* BEGIN RECORDS FOR THIS TASK *

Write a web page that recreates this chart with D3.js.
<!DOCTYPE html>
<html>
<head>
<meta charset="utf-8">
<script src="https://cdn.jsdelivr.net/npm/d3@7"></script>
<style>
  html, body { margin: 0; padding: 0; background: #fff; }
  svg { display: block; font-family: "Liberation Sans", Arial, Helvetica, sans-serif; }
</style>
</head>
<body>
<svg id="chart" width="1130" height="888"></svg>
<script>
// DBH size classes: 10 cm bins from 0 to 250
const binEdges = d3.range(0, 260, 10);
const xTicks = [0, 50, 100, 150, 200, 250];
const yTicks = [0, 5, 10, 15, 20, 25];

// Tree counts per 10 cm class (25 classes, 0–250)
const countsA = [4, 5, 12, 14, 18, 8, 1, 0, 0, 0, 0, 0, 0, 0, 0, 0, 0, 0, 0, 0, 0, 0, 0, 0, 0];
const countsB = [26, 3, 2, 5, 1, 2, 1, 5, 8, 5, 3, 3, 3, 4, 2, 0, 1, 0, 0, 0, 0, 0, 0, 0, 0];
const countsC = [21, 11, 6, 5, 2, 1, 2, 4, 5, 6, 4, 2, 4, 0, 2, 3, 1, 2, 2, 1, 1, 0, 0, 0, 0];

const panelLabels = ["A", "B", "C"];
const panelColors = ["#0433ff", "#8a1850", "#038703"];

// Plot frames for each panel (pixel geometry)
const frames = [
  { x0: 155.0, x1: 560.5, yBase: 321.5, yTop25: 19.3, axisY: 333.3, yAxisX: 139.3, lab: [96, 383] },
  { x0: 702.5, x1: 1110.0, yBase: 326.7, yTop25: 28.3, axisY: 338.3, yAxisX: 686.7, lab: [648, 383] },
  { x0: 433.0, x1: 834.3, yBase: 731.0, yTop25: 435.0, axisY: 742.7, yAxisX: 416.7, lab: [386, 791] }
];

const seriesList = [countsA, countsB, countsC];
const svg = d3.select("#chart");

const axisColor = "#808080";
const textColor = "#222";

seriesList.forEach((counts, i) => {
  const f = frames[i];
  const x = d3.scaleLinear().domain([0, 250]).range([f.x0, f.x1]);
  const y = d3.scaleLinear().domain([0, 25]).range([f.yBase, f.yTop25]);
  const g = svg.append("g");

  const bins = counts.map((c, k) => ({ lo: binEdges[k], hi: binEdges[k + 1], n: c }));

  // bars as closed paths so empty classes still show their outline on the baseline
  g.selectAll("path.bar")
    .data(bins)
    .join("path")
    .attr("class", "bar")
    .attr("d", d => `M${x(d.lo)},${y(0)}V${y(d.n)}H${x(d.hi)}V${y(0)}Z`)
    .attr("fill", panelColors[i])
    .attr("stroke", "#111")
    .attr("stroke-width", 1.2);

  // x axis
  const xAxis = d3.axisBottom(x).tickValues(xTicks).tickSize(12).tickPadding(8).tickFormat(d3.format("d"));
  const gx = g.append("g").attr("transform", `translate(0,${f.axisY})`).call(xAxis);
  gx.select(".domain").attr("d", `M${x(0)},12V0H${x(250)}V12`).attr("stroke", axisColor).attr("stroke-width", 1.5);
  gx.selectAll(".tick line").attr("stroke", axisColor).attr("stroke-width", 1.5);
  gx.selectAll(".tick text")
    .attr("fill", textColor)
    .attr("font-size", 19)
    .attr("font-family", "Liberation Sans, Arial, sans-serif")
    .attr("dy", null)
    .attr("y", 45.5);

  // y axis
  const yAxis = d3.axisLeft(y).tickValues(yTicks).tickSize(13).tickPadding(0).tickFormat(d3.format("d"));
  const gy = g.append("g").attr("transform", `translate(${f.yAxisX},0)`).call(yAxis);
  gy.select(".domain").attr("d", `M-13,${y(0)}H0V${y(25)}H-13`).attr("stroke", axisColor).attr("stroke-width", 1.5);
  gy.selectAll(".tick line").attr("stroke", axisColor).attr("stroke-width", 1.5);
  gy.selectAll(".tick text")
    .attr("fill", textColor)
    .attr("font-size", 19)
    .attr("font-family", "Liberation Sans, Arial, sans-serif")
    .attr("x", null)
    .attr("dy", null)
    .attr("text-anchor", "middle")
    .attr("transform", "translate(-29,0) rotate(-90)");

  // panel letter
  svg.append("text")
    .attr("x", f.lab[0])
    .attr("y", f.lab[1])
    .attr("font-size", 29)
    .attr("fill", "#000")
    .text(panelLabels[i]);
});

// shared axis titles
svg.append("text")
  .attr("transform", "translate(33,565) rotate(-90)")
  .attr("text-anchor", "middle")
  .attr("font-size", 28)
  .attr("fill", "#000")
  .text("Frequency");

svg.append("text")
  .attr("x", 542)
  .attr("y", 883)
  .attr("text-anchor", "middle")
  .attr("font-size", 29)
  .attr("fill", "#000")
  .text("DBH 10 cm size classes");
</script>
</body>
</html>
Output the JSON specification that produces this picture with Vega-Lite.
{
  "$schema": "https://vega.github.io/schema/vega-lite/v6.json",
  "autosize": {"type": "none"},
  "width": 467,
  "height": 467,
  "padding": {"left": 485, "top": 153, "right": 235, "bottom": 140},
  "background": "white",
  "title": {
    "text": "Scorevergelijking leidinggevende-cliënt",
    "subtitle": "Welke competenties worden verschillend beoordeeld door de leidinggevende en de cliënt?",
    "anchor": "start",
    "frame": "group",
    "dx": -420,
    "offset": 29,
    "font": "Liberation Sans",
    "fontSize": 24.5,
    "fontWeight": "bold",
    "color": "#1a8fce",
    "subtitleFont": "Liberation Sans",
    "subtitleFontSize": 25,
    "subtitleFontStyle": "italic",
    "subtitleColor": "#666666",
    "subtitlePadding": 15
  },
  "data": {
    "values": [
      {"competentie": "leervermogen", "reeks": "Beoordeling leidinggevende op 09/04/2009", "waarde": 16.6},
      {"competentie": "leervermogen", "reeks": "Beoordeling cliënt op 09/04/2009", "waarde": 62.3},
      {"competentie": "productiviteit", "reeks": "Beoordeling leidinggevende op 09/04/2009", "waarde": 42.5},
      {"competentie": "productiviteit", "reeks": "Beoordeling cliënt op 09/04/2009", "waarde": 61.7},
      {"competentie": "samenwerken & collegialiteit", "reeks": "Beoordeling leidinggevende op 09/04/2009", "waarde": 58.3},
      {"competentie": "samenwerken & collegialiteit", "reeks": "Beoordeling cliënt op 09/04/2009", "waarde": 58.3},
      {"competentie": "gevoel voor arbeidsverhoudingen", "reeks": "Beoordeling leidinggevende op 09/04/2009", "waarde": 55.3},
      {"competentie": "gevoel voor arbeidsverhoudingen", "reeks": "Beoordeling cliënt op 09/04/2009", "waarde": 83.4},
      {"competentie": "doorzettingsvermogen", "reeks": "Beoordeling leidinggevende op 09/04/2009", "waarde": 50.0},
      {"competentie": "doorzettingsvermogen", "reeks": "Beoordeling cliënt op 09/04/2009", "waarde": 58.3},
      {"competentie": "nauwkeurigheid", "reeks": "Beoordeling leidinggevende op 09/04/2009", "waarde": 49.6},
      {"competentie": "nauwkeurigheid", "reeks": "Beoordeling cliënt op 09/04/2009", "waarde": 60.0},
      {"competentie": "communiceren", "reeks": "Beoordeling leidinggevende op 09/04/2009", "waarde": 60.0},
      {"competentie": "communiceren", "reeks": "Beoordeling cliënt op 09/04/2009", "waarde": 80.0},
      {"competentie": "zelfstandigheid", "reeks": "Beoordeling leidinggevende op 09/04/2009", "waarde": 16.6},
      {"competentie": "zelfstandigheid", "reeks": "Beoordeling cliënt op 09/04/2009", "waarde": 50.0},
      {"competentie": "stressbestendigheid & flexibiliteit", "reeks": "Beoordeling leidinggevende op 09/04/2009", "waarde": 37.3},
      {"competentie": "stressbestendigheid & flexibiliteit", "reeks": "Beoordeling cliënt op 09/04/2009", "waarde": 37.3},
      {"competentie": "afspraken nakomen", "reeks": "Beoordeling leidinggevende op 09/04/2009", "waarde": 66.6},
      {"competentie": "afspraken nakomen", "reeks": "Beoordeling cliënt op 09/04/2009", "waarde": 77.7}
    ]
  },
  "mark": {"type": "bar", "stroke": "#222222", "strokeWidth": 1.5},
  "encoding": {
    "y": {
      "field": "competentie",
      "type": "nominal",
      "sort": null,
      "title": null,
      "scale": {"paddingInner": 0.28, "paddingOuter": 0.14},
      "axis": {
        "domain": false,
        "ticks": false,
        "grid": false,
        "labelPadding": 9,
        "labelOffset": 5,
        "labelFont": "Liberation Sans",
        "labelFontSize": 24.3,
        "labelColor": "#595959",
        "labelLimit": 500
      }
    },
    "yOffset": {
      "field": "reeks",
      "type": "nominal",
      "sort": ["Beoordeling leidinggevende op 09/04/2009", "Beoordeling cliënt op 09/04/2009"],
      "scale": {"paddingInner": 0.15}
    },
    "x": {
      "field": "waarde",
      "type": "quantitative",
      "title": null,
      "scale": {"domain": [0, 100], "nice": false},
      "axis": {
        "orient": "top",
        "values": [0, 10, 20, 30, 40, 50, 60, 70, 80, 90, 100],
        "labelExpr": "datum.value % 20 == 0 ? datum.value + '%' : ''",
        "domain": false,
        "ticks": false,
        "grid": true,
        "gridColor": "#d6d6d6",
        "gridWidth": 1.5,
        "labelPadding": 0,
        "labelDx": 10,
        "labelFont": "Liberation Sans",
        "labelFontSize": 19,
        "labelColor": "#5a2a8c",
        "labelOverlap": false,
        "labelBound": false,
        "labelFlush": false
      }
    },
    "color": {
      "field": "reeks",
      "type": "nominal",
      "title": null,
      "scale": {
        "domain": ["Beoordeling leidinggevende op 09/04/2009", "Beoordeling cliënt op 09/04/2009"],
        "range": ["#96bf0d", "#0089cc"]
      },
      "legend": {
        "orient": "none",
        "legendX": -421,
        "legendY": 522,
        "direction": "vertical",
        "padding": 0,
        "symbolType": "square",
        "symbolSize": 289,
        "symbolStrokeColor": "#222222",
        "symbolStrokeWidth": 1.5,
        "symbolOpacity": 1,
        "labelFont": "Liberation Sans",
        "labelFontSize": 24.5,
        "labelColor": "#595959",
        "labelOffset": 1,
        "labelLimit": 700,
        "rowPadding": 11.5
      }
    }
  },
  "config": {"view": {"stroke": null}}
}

* END RECORDS FOR THIS TASK *

OBJECTIVE |
Write down again the exact lines running from the beginning of the data to the line containing "const yTicks = [0, 5, 10, 15, 20, 25];", with both ends included.

RESULT OF THIS TASK |
Write a web page that recreates this chart with D3.js.
<!DOCTYPE html>
<html>
<head>
<meta charset="utf-8">
<script src="https://cdn.jsdelivr.net/npm/d3@7"></script>
<style>
  html, body { margin: 0; padding: 0; background: #fff; }
  svg { display: block; font-family: "Liberation Sans", Arial, Helvetica, sans-serif; }
</style>
</head>
<body>
<svg id="chart" width="1130" height="888"></svg>
<script>
// DBH size classes: 10 cm bins from 0 to 250
const binEdges = d3.range(0, 260, 10);
const xTicks = [0, 50, 100, 150, 200, 250];
const yTicks = [0, 5, 10, 15, 20, 25];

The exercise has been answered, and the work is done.